Like Caressing the Neck with a Guillotine Blade (Maziar Fekri Ershad)

The interdisciplinary project Entertainment in Public is one of the most compelling artistic events currently unfolding in Tehran. This ambitious endeavor, spearheaded by Taha Zaker, is staged far from the city’s conventional artistic hubs—56 kilometers south of Tehran in Ghiamdasht. In this vast open space, the Daihim Art Society has constructed an environment for exhibiting works that, due to their scale and spatial demands, would be impossible to display in traditional urban galleries. Here, massive industrial warehouses serve as unconventional venues, housing artists’ projects that push the boundaries of both medium and message. Contrary to expectations, dedicated art enthusiasts willingly embark on this journey to experience the exhibition firsthand.

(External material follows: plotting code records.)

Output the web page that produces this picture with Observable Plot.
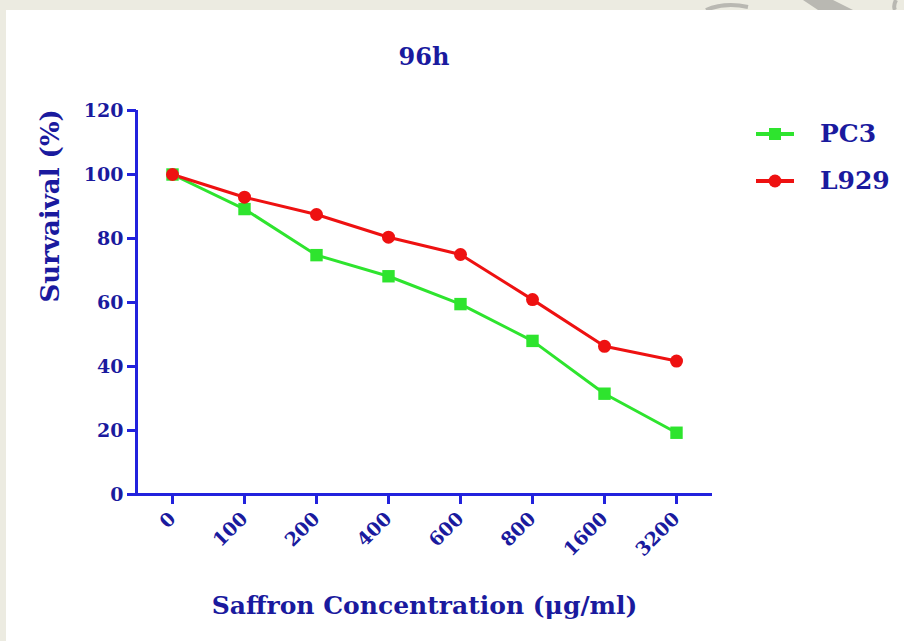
<!DOCTYPE html>
<html><head><meta charset="utf-8">
<script src="https://cdn.jsdelivr.net/npm/d3@7"></script>
<script src="https://cdn.jsdelivr.net/npm/@observablehq/plot@0.6"></script>
<style>
html,body{margin:0;padding:0;}
body{width:904px;height:641px;background:#ecebe1;position:relative;overflow:hidden;font-family:"DejaVu Serif",serif;}
#wm{position:absolute;left:0;top:0;}
#panel{position:absolute;left:6px;top:10px;right:0;bottom:0;background:#fff;}
#title{position:absolute;left:324px;width:200px;top:43px;line-height:28px;text-align:center;font-size:24px;font-weight:bold;color:#1a1a9e;}
#chart{position:absolute;left:0;top:90px;}
#legend{position:absolute;left:754px;top:110px;}
.lg{display:flex;align-items:center;height:47px;font-size:25px;font-weight:bold;color:#1a1a9e;}
.lg svg{margin-right:24px;}
</style>
</head><body>
<svg id="wm" width="904" height="10"><path d="M803,0 L833,0 L853,10 L818,10 Z" fill="#b9b8b2"/><path d="M706,10 Q725,2 748,7" fill="none" stroke="#b9b8b2" stroke-width="4"/><path d="M896,0 Q893,6 895,10" fill="none" stroke="#b9b8b2" stroke-width="4"/></svg>
<div id="panel"></div>
<div id="title">96h</div>
<div id="chart"></div>
<div id="legend"></div>
<script>
// ---- data ----
const categories = ["0","100","200","400","600","800","1600","3200"];
const pc3 = [100, 89.2, 74.8, 68.2, 59.5, 48.0, 31.5, 19.3];
const l929 = [100, 92.9, 87.5, 80.4, 75.0, 60.9, 46.3, 41.7];
const seriesNames = ["PC3", "L929"];
const yTicks = [0, 20, 40, 60, 80, 100, 120];
const titleText = "96h";
const xTitle = "Saffron Concentration (\u03bcg/ml)";
const yTitle = "Survaival (%)";

// ---- styles ----
const colors = {PC3: "#2ee42e", L929: "#ee1111"};
const symbols = {PC3: "square", L929: "circle"};
const axisColor = "#2222dd";
const textColor = "#1a1a9e";
const font = "DejaVu Serif";

const rows = [];
categories.forEach((c, i) => rows.push({conc: c, value: pc3[i], series: "PC3"}));
categories.forEach((c, i) => rows.push({conc: c, value: l929[i], series: "L929"}));

const W = 904, H = 551;
const chart = Plot.plot({
  width: W, height: H,
  marginLeft: 136, marginRight: 192, marginTop: 20, marginBottom: 147,
  style: {fontFamily: font, background: "transparent"},
  x: {type: "point", domain: categories, padding: 0.5, axis: null},
  y: {domain: [0, 120], axis: null},
  color: {domain: seriesNames, range: seriesNames.map(s => colors[s])},
  marks: [
    Plot.ruleY([0], {stroke: axisColor, strokeWidth: 3}),
    Plot.ruleX([categories[0]], {y1: 0, y2: 120, dx: -36, stroke: axisColor, strokeWidth: 3}),
    Plot.axisY({ticks: yTicks, tickSize: 9, tickPadding: 4, stroke: axisColor, strokeWidth: 3,
      fill: textColor, fontSize: 19, fontWeight: "bold", label: null}),
    Plot.axisX({tickSize: 10, tickPadding: 11, tickRotate: -45, stroke: axisColor, strokeWidth: 3,
      fill: textColor, fontSize: 19, fontWeight: "bold", label: null}),
    Plot.line(rows, {x: "conc", y: "value", z: "series", stroke: "series", strokeWidth: 3}),
    Plot.dot(rows.filter(d => d.series === "PC3"), {x: "conc", y: "value", symbol: "square", r: 7, fill: colors.PC3, stroke: null}),
    Plot.dot(rows.filter(d => d.series === "L929"), {x: "conc", y: "value", symbol: "circle", r: 6.5, fill: colors.L929, stroke: null}),
    Plot.text([xTitle], {frameAnchor: "bottom", dy: 111, fontSize: 25, fontWeight: "bold", fill: textColor, lineAnchor: "middle"}),
    Plot.text([yTitle], {frameAnchor: "left", dx: -86, rotate: -90, fontSize: 26, fontWeight: "bold", fill: textColor})
  ]
});
document.getElementById("chart").appendChild(chart);
document.getElementById("title").textContent = titleText;

const legend = document.getElementById("legend");
seriesNames.forEach(s => {
  const row = document.createElement("div");
  row.className = "lg";
  const sw = d3.create("svg").attr("width", 42).attr("height", 16);
  sw.append("line").attr("x1", 2).attr("x2", 40).attr("y1", 8).attr("y2", 8).attr("stroke", colors[s]).attr("stroke-width", 4);
  if (symbols[s] === "square") sw.append("rect").attr("x", 15).attr("y", 2).attr("width", 12).attr("height", 12).attr("fill", colors[s]);
  else sw.append("circle").attr("cx", 21).attr("cy", 8).attr("r", 6.5).attr("fill", colors[s]);
  row.appendChild(sw.node());
  const t = document.createElement("span");
  t.textContent = s;
  row.appendChild(t);
  legend.appendChild(row);
});
</script>
</body></html>
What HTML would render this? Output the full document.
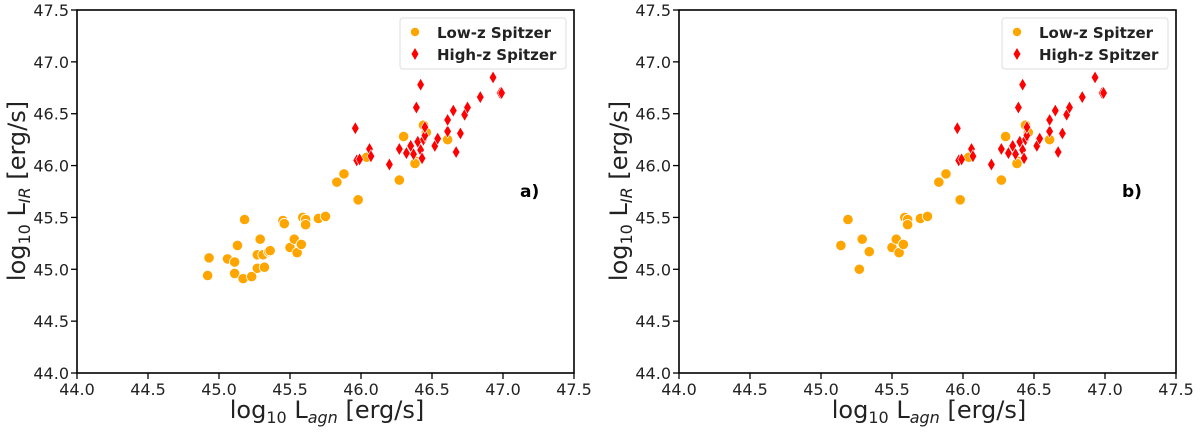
<!DOCTYPE html>
<html><head><meta charset="utf-8"><style>
html,body{margin:0;padding:0;background:#fff;}
svg{display:block;font-family:"DejaVu Sans","Liberation Sans",sans-serif;}
</style></head><body>
<svg id="fig" width="1200" height="432" viewBox="0 0 1200 432"></svg>
<script>
const lowX=[44.93,44.92,45.06,45.11,45.11,45.17,45.13,45.18,45.23,45.27,45.32,45.27,45.31,45.35,45.36,45.29,45.45,45.46,45.50,45.53,45.55,45.58,45.59,45.61,45.61,45.70,45.75,45.83,45.88,45.98,46.04,46.27,46.30,46.61,46.39,46.38,46.44,46.46];
const lowY=[45.11,44.94,45.10,45.07,44.96,44.91,45.23,45.48,44.93,45.01,45.02,45.14,45.14,45.17,45.18,45.29,45.47,45.44,45.21,45.29,45.16,45.24,45.50,45.48,45.43,45.49,45.51,45.84,45.92,45.67,46.08,45.86,46.28,46.25,46.04,46.02,46.39,46.32];
const lowX2=[45.14,45.19,45.27,45.29,45.34,45.50,45.53,45.55,45.58,45.59,45.61,45.61,45.70,45.75,45.83,45.88,45.98,46.04,46.27,46.30,46.61,46.39,46.38,46.44,46.46];
const lowY2=[45.23,45.48,45.00,45.29,45.17,45.21,45.29,45.16,45.24,45.50,45.48,45.43,45.49,45.51,45.84,45.92,45.67,46.08,45.86,46.28,46.25,46.04,46.02,46.39,46.32];
const highX=[45.96,45.97,45.99,46.06,46.07,46.20,46.27,46.32,46.35,46.37,46.40,46.42,46.43,46.44,46.45,46.45,46.39,46.42,46.52,46.54,46.61,46.61,46.65,46.67,46.70,46.73,46.75,46.84,46.93,46.98,46.99];
const highY=[46.36,46.05,46.06,46.16,46.09,46.01,46.16,46.12,46.19,46.11,46.23,46.15,46.07,46.25,46.29,46.37,46.56,46.78,46.19,46.26,46.33,46.44,46.53,46.13,46.31,46.49,46.56,46.66,46.85,46.70,46.70];
const ticks=[44.0,44.5,45.0,45.5,46.0,46.5,47.0,47.5];

const svg=document.getElementById('fig');
const NS='http://www.w3.org/2000/svg';
function mk(tag,attrs,parent){const e=document.createElementNS(NS,tag);for(const k in attrs)e.setAttribute(k,attrs[k]);(parent||svg).appendChild(e);return e;}

function panel(x0,label,lx,ly,name){
  const W=497,top=10,bot=373;
  const sx=v=>x0+(v-44)/3.5*W;
  const sy=v=>bot-(v-44)/3.5*(bot-top);
  const g=mk('g',{});
  
  
  ticks.forEach(t=>{
    const a=mk('line',{x1:sx(t),x2:sx(t),y1:bot,y2:bot+6,stroke:'#000','stroke-width':1.3},g);
    
    
    const tx=mk('text',{x:sx(t),y:bot+22,'text-anchor':'middle','font-size':16,fill:'#222'},g);
    tx.textContent=t.toFixed(1);
    
    
    const b=mk('line',{x1:x0-6,x2:x0,y1:sy(t),y2:sy(t),stroke:'#000','stroke-width':1.3},g);
    
    
    const ty=mk('text',{x:x0-8,y:sy(t)+6,'text-anchor':'end','font-size':16,fill:'#222'},g);
    ty.textContent=t.toFixed(1);
    
    
  });
  for(let i=0;i<lx.length;i++){
    const c=mk('circle',{cx:sx(lx[i]),cy:sy(ly[i]),r:5.2,fill:'#ffa500',stroke:'#fff','stroke-width':0.8},g);
    
    
  }
  for(let i=0;i<highX.length;i++){
    const x=sx(highX[i]),y=sy(highY[i]);
    const p=mk('polygon',{points:`${x},${y-6.5} ${x+3.8},${y} ${x},${y+6.5} ${x-3.8},${y}`,fill:'#f00',stroke:'#fff','stroke-width':0.6},g);
    
    
  }
  const fr=mk('rect',{x:x0,y:top,width:W,height:bot-top,fill:'none',stroke:'#000','stroke-width':1.6},g);
  
  
  // legend
  const lg=mk('g',{},g);
  
  
  mk('rect',{x:x0+323,y:18,width:166,height:51,rx:3,fill:'#fff',stroke:'#ddd','stroke-width':1},lg);
  mk('circle',{cx:x0+338,cy:32,r:4.2,fill:'#ffa500'},lg);
  const lx1=x0+338,ly1=54;
  mk('polygon',{points:`${lx1},${ly1-6} ${lx1+3.5},${ly1} ${lx1},${ly1+6} ${lx1-3.5},${ly1}`,fill:'#f00'},lg);
  const t1=mk('text',{x:x0+360,y:38,'font-size':15,'font-weight':'bold',fill:'#222'},lg);t1.textContent='Low-z Spitzer';
  
  
  const t2=mk('text',{x:x0+360,y:60,'font-size':15,'font-weight':'bold',fill:'#222'},lg);t2.textContent='High-z Spitzer';
  
  
  const pl=mk('text',{x:x0+443,y:197,'font-size':17,'font-weight':'bold',fill:'#000'},g);pl.textContent=label;
  
  
  const xl=mk('text',{x:x0+250,y:418,'text-anchor':'middle','font-size':24,fill:'#222'},g);
  xl.innerHTML='log<tspan font-size="16" dy="5">10</tspan><tspan dy="-5"> L</tspan><tspan font-size="16" dy="5" font-style="italic">agn</tspan><tspan dy="-5"> [erg/s]</tspan>';
  
  
  const yl=mk('text',{x:0,y:0,'text-anchor':'middle','font-size':24,fill:'#222',transform:`translate(${x0-52},${191}) rotate(-90)`},g);
  yl.innerHTML='log<tspan font-size="16" dy="5">10</tspan><tspan dy="-5"> L</tspan><tspan font-size="16" dy="5" font-style="italic">IR</tspan><tspan dy="-5"> [erg/s]</tspan>';
  
  
}
panel(77,'a)',lowX,lowY,'panel-a');
panel(679,'b)',lowX2,lowY2,'panel-b');
</script>
</body></html>
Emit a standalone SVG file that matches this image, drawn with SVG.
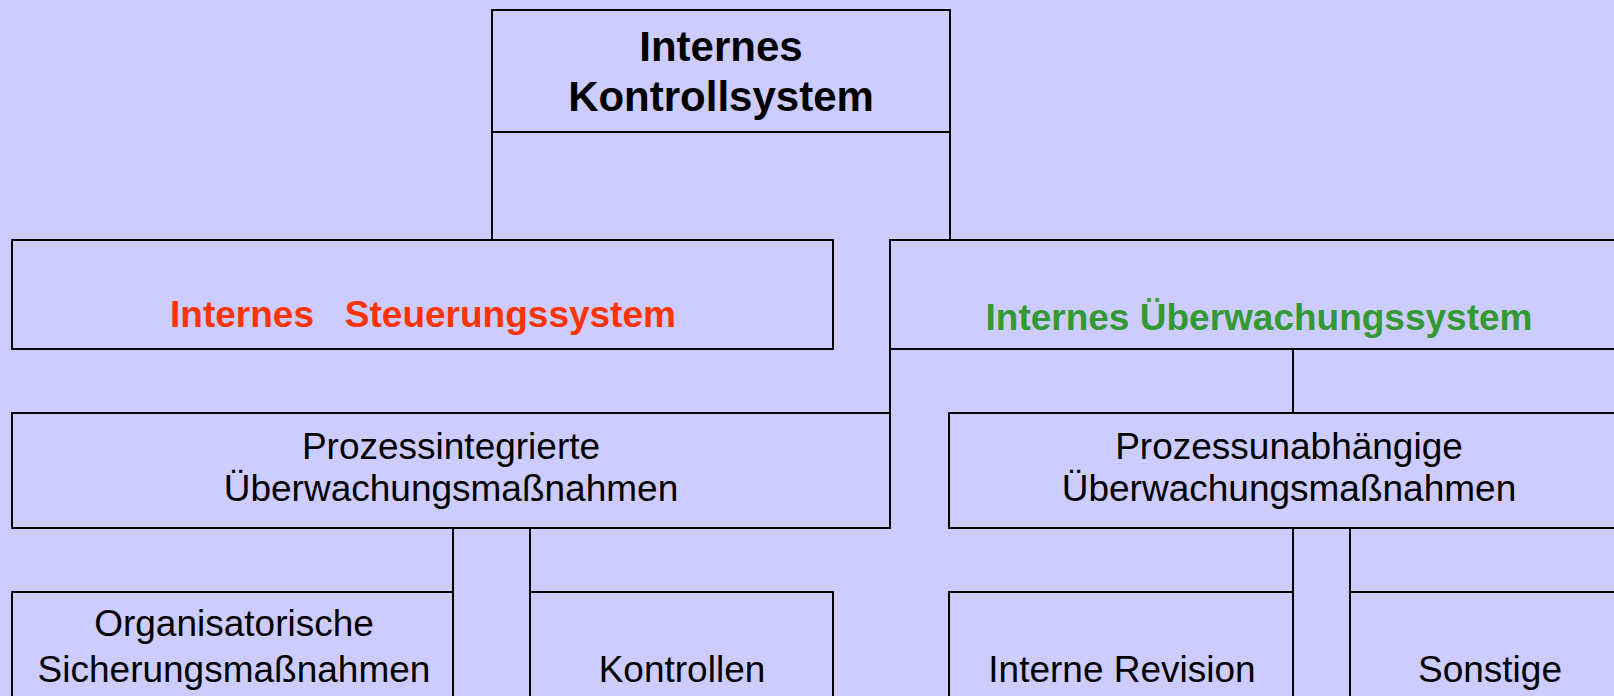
<svg xmlns="http://www.w3.org/2000/svg" width="1614" height="696" viewBox="0 0 1614 696">
<style>
.box{fill:#CCCCFF;stroke:#000;stroke-width:2}
.con{stroke:#000;stroke-width:2;fill:none}
text{font-family:"Liberation Sans",Arial,sans-serif;text-anchor:middle;fill:#000}
.t1{font-size:42px;font-weight:bold}
.t2{font-size:37px;font-weight:bold}
.t3{font-size:37px}
</style>
<rect x="0" y="0" width="1614" height="696" fill="#CCCCFF"/>
<g id="connectors">
<line class="con" x1="492" y1="132" x2="492" y2="240"/>
<line class="con" x1="950" y1="132" x2="950" y2="240"/>
<line class="con" x1="890" y1="349" x2="890" y2="413"/>
<line class="con" x1="1293" y1="349" x2="1293" y2="413"/>
<line class="con" x1="453" y1="528" x2="453" y2="592"/>
<line class="con" x1="530" y1="528" x2="530" y2="592"/>
<line class="con" x1="1293" y1="528" x2="1293" y2="592"/>
<line class="con" x1="1350" y1="528" x2="1350" y2="592"/>
</g>
<g id="iks">
<rect class="box" x="492" y="10" width="458" height="122"/>
<text class="t1" x="721" y="61">Internes</text>
<text class="t1" x="721" y="111">Kontrollsystem</text>
</g>
<g id="steuerung">
<rect class="box" x="12" y="240" width="821" height="109"/>
<text class="t2" x="423" y="327" style="fill:#FF3300;white-space:pre" xml:space="preserve">Internes   Steuerungssystem</text>
</g>
<g id="ueberwachung">
<rect class="box" x="890" y="240" width="740" height="109"/>
<text class="t2" x="1259" y="330" style="fill:#339933">Internes Überwachungssystem</text>
</g>
<g id="prozessintegriert">
<rect class="box" x="12" y="413" width="878" height="115"/>
<text class="t3" x="451" y="459">Prozessintegrierte</text>
<text class="t3" x="451" y="501">Überwachungsmaßnahmen</text>
</g>
<g id="prozessunabhaengig">
<rect class="box" x="949" y="413" width="680" height="115"/>
<text class="t3" x="1289" y="459">Prozessunabhängige</text>
<text class="t3" x="1289" y="501">Überwachungsmaßnahmen</text>
</g>
<g id="organisatorisch">
<rect class="box" x="12" y="592" width="441" height="130"/>
<text class="t3" x="234" y="636">Organisatorische</text>
<text class="t3" x="234" y="682">Sicherungsmaßnahmen</text>
</g>
<g id="kontrollen">
<rect class="box" x="530" y="592" width="303" height="130"/>
<text class="t3" x="682" y="682">Kontrollen</text>
</g>
<g id="revision">
<rect class="box" x="949" y="592" width="344" height="130"/>
<text class="t3" x="1122" y="682">Interne Revision</text>
</g>
<g id="sonstige">
<rect class="box" x="1350" y="592" width="280" height="130"/>
<text class="t3" x="1490" y="682">Sonstige</text>
</g>
</svg>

In this unconventional setting, Zaker and his extensive team of collaborators have undertaken a monumental research project on a subject rarely addressed in the public consciousness: the guillotine. Originally conceived as a tool of judicial execution in France, the guillotine quickly became a symbol of mass executions, its infamous blade accelerating the fervor of the French Revolution. In a grim twist of fate, the very instrument designed for state-sanctioned punishment soon became the tool of revolutionary purges, sending even the revolution’s architects to their deaths.

A significant portion of the exhibition is dedicated to video installations that punctuate the visitor’s journey. These films offer an expansive historical narrative, covering the guillotine’s invention, its use before and after the revolution, its presence in art and literature, the famous figures who met their end beneath its blade, and its eventual ban. Alongside these historical accounts, large-scale art installations give the guillotine a new, physical presence—one that is both haunting and thought-provoking.

 

The very notion that an execution device could serve as the focal point of an art exhibition inherently conjures an atmosphere of horror, cruelty, and death. Yet history has always provided material for artistic reinterpretation. The passage of time allows for ever-evolving perspectives on historical events, and this exhibition does not simply recount the guillotine’s past; it challenges visitors to confront a darker truth: that public executions were once entertainment. The disturbing reality that people gathered eagerly to watch beheadings—finding collective relief in the sight of the blade’s swift fall—forces a reckoning with the more unsettling corners of human psychology.

Beyond its historical and conceptual weight, the exhibition ventures into the realm of digital and experiential art. Among its meticulously curated installations, one stands out as particularly immersive: a chilling digital experience designed to simulate the guillotine’s operation. Visitors are invited to place their head inside an enclosed chamber, where a strategically positioned opening allows them to see the back of their own neck. A thin red line appears—precisely where the blade would strike. Then, with calculated precision, the simulation delivers the sensation of execution.

It is an audacious artistic experiment—one that dares the viewer to stand at the threshold of death, to feel the cold mechanics of historical violence made personal. If you have the nerves for it, it is a moment both terrifying and unforgettable.